>> Start SUPPLIED INFORMATION

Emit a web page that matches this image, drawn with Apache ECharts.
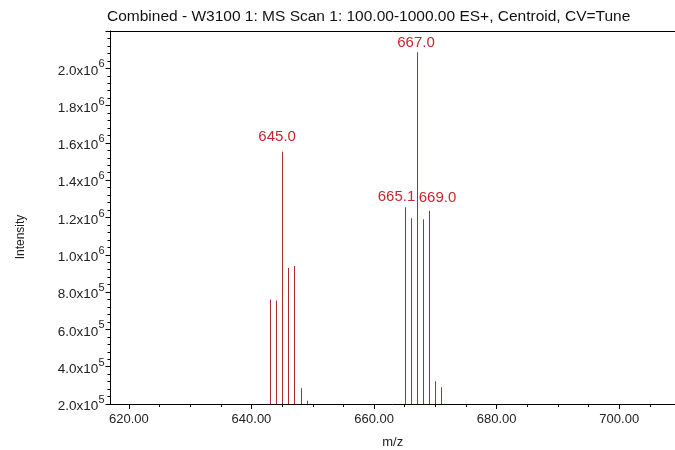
<!DOCTYPE html>
<html>
<head>
<meta charset="utf-8">
<script src="https://cdn.jsdelivr.net/npm/echarts@6/dist/echarts.min.js"></script>
<style>
  html, body { margin: 0; padding: 0; background: #fff; }
  #chart { width: 675px; height: 450px; }
</style>
</head>
<body>
<div id="chart"></div>
<script>
// Centroided peaks: m/z and intensity
const peakMz = [643.0, 644.0, 645.0, 646.0, 647.0, 648.0, 649.0,
                665.1, 666.0, 667.0, 668.0, 669.0, 670.0, 671.0];
const peakIntensity = [760000, 755000, 1553000, 930000, 940000, 285000, 218000,
                       1255000, 1196000, 2086000, 1190000, 1236000, 322000, 290000];

// Peaks that carry an m/z annotation
const labelledMz = [645.0, 667.0, 665.1, 669.0];

// Axis ranges and tick values
const xMin = 617.0, xMax = 709.1;
const yMin = 200000, yMax = 2200000, yStep = 200000;
const xMajorTicks = [620, 640, 660, 680, 700];
const xMinorTicks = [620, 625, 630, 635, 640, 645, 650, 655, 660, 665, 670, 675, 680, 685, 690, 695, 700, 705];

const titleText = 'Combined - W3100 1: MS Scan 1: 100.00-1000.00 ES+, Centroid, CV=Tune';

const FONT = '"Liberation Sans", Arial, sans-serif';
const STICK = '#b02a33';
const LABEL = '#c8262e';

// where each annotation sits relative to its peak top
const labelPlacement = {
  '645.0': { dx: -5, dy: -15, align: 'center' },
  '667.0': { dx: -1, dy: -9, align: 'center' },
  '665.1': { dx: 10, dy: -10, align: 'right' },
  '669.0': { dx: -10.5, dy: -13, align: 'left' }
};

const sticks = peakMz.map((m, i) => [m, peakIntensity[i]]);
const labels = labelledMz.map(m => [m, peakIntensity[peakMz.indexOf(m)]]);

function sciLabel(v) {
  if (v > yMax - yStep / 2) return '';
  const e = Math.floor(Math.log10(v) + 1e-9);
  const m = v / Math.pow(10, e);
  return '{m|' + m.toFixed(1) + 'x10}{e|' + e + '}';
}

const chart = echarts.init(document.getElementById('chart'), null, { renderer: 'canvas' });

chart.setOption({
  backgroundColor: '#ffffff',
  animation: false,
  title: {
    text: titleText,
    left: 107,
    top: 9,
    padding: 0,
    textStyle: { fontFamily: FONT, fontSize: 15.5, fontWeight: 'normal', color: '#111' }
  },
  grid: { left: 110.5, right: 0, top: 31, bottom: 46, containLabel: false, outerBoundsMode: 'none' },
  xAxis: [
    {
      type: 'value', min: xMin, max: xMax, position: 'bottom',
      name: 'm/z', nameLocation: 'middle', nameGap: 32,
      nameTextStyle: { fontFamily: FONT, fontSize: 13, color: '#222' },
      axisLine: { show: true, lineStyle: { color: '#000', width: 1 } },
      axisTick: { show: true, length: 5, customValues: xMajorTicks, lineStyle: { color: '#000' } },
      axisLabel: {
        customValues: xMajorTicks, margin: 9,
        formatter: v => v.toFixed(2),
        fontFamily: FONT, fontSize: 13, color: '#222'
      },
      splitLine: { show: false }
    },
    {
      type: 'value', min: xMin, max: xMax, position: 'bottom', gridIndex: 0,
      axisLine: { show: false },
      axisTick: { show: true, length: 3, customValues: xMinorTicks, lineStyle: { color: '#000' } },
      axisLabel: { show: false },
      splitLine: { show: false }
    },
    {
      type: 'value', min: xMin, max: xMax, position: 'top',
      axisLine: { show: true, lineStyle: { color: '#000', width: 1 } },
      axisTick: { show: false }, axisLabel: { show: false }, splitLine: { show: false }
    }
  ],
  yAxis: {
    type: 'value', min: yMin, max: yMax, interval: yStep,
    axisLine: { show: true, lineStyle: { color: '#000', width: 1 } },
    axisTick: { show: true, length: 5, lineStyle: { color: '#000' } },
    minorTick: { show: true, splitNumber: 5, length: 3, lineStyle: { color: '#000' } },
    splitLine: { show: false },
    axisLabel: {
      margin: 6,
      formatter: sciLabel,
      padding: [0, 0, 0, 0],
      rich: {
        m: { fontFamily: FONT, fontSize: 13.5, color: '#222', verticalAlign: 'bottom', padding: [5, 0, 0, 0] },
        e: { fontFamily: FONT, fontSize: 11, color: '#222', verticalAlign: 'top' }
      }
    }
  },
  graphic: [{
    type: 'text',
    x: 21, y: 237, rotation: Math.PI / 2,
    style: {
      text: 'Intensity', fontFamily: FONT, fontSize: 12, fill: '#222',
      align: 'center', verticalAlign: 'middle'
    }
  }],
  series: [
    {
      type: 'custom', xAxisIndex: 0, yAxisIndex: 0,
      data: sticks,
      clip: true,
      renderItem: (params, api) => {
        const top = api.coord([api.value(0), api.value(1)]);
        const base = api.coord([api.value(0), yMin]);
        const x = Math.round(top[0]) + 0.5;
        return {
          type: 'line',
          shape: { x1: x, y1: top[1], x2: x, y2: base[1] },
          style: { stroke: STICK, lineWidth: 1 }
        };
      }
    },
    {
      type: 'custom', xAxisIndex: 0, yAxisIndex: 0,
      data: labels,
      renderItem: (params, api) => {
        const mz = api.value(0);
        const top = api.coord([mz, api.value(1)]);
        const key = mz.toFixed(1);
        const p = labelPlacement[key] || { dx: 0, dy: -10, align: 'center' };
        return {
          type: 'text',
          x: top[0] + p.dx, y: top[1] + p.dy,
          style: {
            text: key, fontFamily: FONT, fontSize: 15, fill: LABEL,
            align: p.align, verticalAlign: 'middle'
          }
        };
      }
    }
  ]
});
</script>
</body>
</html>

>> End SUPPLIED INFORMATION

● **SET PROBLEM**: Without the pictures, return the listing above from its first line through the line that has "const labelledMz = [645.0, 667.0, 665.1, 669.0];".

● **RESPONSE**:
Emit a web page that matches this image, drawn with Apache ECharts.
<!DOCTYPE html>
<html>
<head>
<meta charset="utf-8">
<script src="https://cdn.jsdelivr.net/npm/echarts@6/dist/echarts.min.js"></script>
<style>
  html, body { margin: 0; padding: 0; background: #fff; }
  #chart { width: 675px; height: 450px; }
</style>
</head>
<body>
<div id="chart"></div>
<script>
// Centroided peaks: m/z and intensity
const peakMz = [643.0, 644.0, 645.0, 646.0, 647.0, 648.0, 649.0,
                665.1, 666.0, 667.0, 668.0, 669.0, 670.0, 671.0];
const peakIntensity = [760000, 755000, 1553000, 930000, 940000, 285000, 218000,
                       1255000, 1196000, 2086000, 1190000, 1236000, 322000, 290000];

// Peaks that carry an m/z annotation
const labelledMz = [645.0, 667.0, 665.1, 669.0];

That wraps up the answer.